Now about E and P in a toddler context. I know: e-books are different. But keep in mind that, as you’ve just noted in responding to “gateway drugs,” I’ve suggested making both paper and digital books available to new readers. Let the kids and their parents decide what works for them. The Rockford library has been wrong on many things, but not in saying that it would keep paper books around for children (though I don’t know about the number of titles). At some point, however, many children may decide that the topics in the pictures and words are far more important than the experiences of flipping the pages.
Even when I was young, I cared a lot more about the subjects of books than anything else. I would have welcomed more of an opportunity to follow my passions. This is what the greater availability of titles in E could mean—especially when so many libraries are cash-strapped.

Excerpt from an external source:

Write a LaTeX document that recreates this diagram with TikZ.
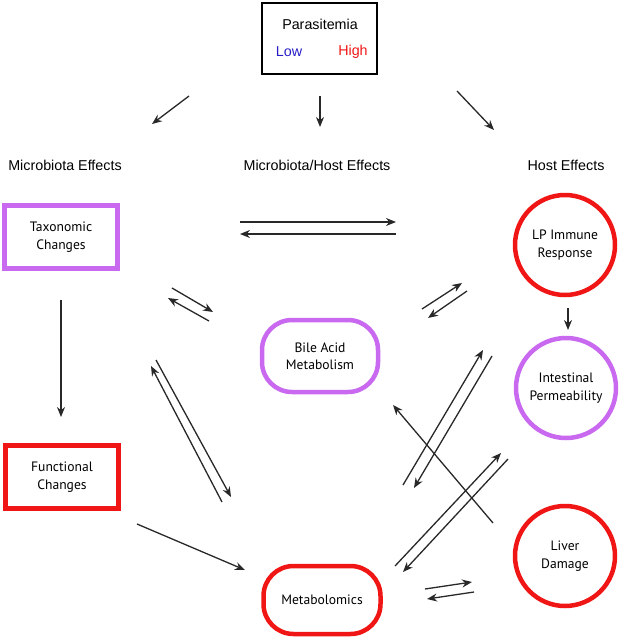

I haven’t crawled much lately and won’t comment on that. But in the opposite vein, I’d point to a YouTube where a child regards a paper magazine as a broken iPad. Depends to a great extent on what children get used to. In the end, isn’t it better for children and families to enjoy more options, not fewer? And ideally learn to love both paper and digital books?
For now, the real message I’ve picked up from some true specialists, teachers, including my sister, is the need for parent-child bonding and active interaction with the child. What really counts, in the end, is less the medium than the way it’s used. I’d totally agree with those worried about the electronic bells and whistles distracting from the words and pictures.
> There is something qualitatively different about looking at a picture, lit by reflected light, on a physical page as opposed to looking at a luminous screen. It hits and affects the brain differently.
E Ink-style technologies do use reflected light. So in the end there is absolutely no differences in that respect. While LCDs are the main show now for people wanting color e-books, this will change in the future as E Ink and the like improve. In fact, speaking of page flipping, even that feature may come to e-books in time, with hundreds of pages available for an unlimited number of changes of content. Meanwhile, I’d love to see publishers of children’s books experiment with colorful progress bars at the bottoms of pages to indicate where the child is in the book.
On another matter, yes, I’m delighted that you like the general idea of a well-stocked national digital library for the whole country rather than just the elite. The toddler angle is just one example of the possibilities here; we’d agree on many and perhaps most of the others. So hang around. I’d find a complete consensus not only to be boring but also counter-productive—in that some great new solutions can come out of friendly debate. For now, I myself am frustrated over having been born too early. Would that I have grown up with all the additional choices that e-books offer!